WHAT YOU HAVE TO DO | Return precisely the span of lines from the top of the material below to the line containing "nrows = len(series_names)", both included. Pictures are excluded.

AVAILABLE DATA |
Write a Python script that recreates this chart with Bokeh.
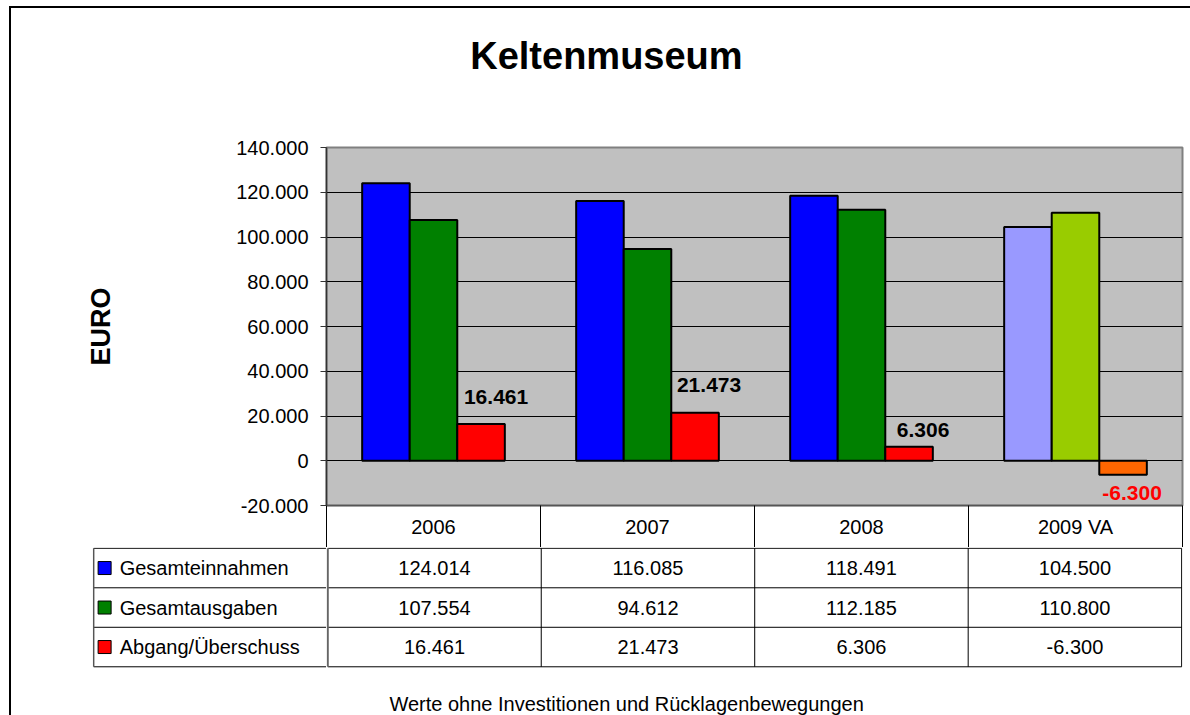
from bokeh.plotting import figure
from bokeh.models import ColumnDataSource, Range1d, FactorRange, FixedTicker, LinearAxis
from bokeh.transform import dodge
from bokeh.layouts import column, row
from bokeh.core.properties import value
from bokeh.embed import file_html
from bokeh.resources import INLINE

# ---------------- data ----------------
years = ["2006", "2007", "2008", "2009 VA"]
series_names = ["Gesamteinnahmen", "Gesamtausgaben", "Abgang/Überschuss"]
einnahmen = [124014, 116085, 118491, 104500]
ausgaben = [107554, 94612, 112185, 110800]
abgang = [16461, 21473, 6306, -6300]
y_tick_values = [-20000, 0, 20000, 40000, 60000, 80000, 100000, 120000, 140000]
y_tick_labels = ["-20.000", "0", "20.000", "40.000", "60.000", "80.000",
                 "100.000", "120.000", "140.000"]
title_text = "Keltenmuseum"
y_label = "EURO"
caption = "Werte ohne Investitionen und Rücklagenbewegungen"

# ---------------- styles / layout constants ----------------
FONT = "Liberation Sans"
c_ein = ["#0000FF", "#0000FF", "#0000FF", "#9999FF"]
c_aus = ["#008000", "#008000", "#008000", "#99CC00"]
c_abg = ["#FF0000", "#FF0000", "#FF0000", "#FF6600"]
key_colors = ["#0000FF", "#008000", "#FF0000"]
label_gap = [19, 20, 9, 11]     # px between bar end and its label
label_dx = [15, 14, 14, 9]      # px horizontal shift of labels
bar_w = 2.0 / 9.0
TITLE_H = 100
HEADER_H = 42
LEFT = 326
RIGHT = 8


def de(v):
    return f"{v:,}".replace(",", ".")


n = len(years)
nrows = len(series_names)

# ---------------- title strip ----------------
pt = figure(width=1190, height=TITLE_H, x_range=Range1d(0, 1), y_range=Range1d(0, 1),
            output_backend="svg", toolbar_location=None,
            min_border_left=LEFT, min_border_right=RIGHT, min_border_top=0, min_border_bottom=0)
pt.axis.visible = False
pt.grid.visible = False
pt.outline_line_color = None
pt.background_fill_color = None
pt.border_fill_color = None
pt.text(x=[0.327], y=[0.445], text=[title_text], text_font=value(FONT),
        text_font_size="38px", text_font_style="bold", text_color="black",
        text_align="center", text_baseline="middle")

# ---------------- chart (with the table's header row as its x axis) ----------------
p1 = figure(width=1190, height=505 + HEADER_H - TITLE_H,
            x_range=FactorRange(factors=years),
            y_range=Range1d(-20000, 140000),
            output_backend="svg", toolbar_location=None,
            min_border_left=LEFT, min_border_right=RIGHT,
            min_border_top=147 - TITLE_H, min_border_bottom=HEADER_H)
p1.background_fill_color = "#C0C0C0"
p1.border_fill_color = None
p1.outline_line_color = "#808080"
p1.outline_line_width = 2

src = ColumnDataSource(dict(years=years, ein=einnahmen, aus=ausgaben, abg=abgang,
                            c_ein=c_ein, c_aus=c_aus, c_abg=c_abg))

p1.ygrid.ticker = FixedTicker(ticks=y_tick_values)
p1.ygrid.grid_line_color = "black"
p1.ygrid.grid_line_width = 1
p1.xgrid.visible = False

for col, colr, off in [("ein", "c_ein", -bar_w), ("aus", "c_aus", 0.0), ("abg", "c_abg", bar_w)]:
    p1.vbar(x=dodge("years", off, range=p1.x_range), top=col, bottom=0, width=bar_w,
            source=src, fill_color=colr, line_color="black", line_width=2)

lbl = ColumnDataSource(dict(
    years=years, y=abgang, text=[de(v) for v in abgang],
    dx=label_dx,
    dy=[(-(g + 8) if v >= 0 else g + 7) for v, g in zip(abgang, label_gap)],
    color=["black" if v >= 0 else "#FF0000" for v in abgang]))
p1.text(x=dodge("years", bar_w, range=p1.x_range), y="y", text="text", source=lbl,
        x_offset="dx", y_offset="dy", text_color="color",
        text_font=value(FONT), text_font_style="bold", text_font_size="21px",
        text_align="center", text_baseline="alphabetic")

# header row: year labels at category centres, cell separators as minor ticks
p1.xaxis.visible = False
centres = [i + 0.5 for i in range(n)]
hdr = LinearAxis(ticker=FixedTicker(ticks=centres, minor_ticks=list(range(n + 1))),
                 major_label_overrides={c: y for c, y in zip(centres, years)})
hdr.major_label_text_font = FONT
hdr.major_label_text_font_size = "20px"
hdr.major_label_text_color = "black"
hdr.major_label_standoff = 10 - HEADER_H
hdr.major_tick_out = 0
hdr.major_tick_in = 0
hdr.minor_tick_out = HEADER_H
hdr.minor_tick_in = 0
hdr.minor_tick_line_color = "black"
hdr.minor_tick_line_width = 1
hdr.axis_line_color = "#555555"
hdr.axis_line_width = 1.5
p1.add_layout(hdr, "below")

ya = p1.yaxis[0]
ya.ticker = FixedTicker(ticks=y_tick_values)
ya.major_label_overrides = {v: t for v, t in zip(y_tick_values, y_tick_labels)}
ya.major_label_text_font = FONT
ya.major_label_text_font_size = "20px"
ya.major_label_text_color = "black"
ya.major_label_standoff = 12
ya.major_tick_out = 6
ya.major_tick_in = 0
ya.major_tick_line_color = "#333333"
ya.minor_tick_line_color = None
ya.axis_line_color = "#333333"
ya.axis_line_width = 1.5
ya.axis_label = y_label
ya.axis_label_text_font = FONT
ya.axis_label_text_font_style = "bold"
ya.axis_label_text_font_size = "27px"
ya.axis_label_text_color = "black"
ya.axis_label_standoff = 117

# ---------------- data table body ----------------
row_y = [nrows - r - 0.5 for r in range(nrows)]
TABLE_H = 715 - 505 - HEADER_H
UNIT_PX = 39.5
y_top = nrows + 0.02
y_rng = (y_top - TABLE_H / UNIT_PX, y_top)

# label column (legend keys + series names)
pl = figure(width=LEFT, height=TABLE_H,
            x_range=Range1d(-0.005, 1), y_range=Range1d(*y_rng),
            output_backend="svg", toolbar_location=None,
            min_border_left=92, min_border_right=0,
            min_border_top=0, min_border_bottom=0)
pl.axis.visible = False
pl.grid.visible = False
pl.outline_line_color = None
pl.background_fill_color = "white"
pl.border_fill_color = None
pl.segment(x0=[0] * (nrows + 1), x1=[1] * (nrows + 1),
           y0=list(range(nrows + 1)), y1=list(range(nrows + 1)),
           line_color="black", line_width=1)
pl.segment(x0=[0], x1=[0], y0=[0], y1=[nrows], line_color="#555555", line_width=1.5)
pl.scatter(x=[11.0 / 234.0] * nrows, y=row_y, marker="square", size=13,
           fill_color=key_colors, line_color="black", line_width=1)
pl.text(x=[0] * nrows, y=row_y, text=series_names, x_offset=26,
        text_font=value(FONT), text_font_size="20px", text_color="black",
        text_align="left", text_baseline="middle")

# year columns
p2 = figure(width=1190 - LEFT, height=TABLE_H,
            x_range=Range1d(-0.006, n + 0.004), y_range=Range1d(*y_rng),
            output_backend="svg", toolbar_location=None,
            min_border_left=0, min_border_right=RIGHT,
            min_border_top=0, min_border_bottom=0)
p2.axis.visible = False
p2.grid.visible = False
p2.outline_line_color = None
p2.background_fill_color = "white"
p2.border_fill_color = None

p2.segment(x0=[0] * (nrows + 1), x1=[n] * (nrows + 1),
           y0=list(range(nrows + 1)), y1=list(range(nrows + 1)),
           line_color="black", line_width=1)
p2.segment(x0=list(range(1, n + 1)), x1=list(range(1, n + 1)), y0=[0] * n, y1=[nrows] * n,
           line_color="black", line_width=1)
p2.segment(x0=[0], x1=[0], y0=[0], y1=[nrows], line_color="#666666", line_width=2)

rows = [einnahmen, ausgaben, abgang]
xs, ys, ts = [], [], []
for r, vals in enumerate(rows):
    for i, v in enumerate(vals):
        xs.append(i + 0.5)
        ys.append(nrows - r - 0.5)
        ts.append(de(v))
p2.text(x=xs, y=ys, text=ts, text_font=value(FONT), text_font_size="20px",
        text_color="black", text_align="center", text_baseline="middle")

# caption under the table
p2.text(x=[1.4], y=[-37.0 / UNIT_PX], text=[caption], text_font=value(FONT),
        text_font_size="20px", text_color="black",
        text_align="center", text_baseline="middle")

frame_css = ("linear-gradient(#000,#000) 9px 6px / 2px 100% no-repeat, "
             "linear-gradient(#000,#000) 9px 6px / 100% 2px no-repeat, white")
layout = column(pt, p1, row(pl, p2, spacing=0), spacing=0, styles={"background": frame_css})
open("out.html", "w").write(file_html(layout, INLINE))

EXERCISE SOLUTION |
Write a Python script that recreates this chart with Bokeh.
from bokeh.plotting import figure
from bokeh.models import ColumnDataSource, Range1d, FactorRange, FixedTicker, LinearAxis
from bokeh.transform import dodge
from bokeh.layouts import column, row
from bokeh.core.properties import value
from bokeh.embed import file_html
from bokeh.resources import INLINE

# ---------------- data ----------------
years = ["2006", "2007", "2008", "2009 VA"]
series_names = ["Gesamteinnahmen", "Gesamtausgaben", "Abgang/Überschuss"]
einnahmen = [124014, 116085, 118491, 104500]
ausgaben = [107554, 94612, 112185, 110800]
abgang = [16461, 21473, 6306, -6300]
y_tick_values = [-20000, 0, 20000, 40000, 60000, 80000, 100000, 120000, 140000]
y_tick_labels = ["-20.000", "0", "20.000", "40.000", "60.000", "80.000",
                 "100.000", "120.000", "140.000"]
title_text = "Keltenmuseum"
y_label = "EURO"
caption = "Werte ohne Investitionen und Rücklagenbewegungen"

# ---------------- styles / layout constants ----------------
FONT = "Liberation Sans"
c_ein = ["#0000FF", "#0000FF", "#0000FF", "#9999FF"]
c_aus = ["#008000", "#008000", "#008000", "#99CC00"]
c_abg = ["#FF0000", "#FF0000", "#FF0000", "#FF6600"]
key_colors = ["#0000FF", "#008000", "#FF0000"]
label_gap = [19, 20, 9, 11]     # px between bar end and its label
label_dx = [15, 14, 14, 9]      # px horizontal shift of labels
bar_w = 2.0 / 9.0
TITLE_H = 100
HEADER_H = 42
LEFT = 326
RIGHT = 8


def de(v):
    return f"{v:,}".replace(",", ".")


n = len(years)
nrows = len(series_names)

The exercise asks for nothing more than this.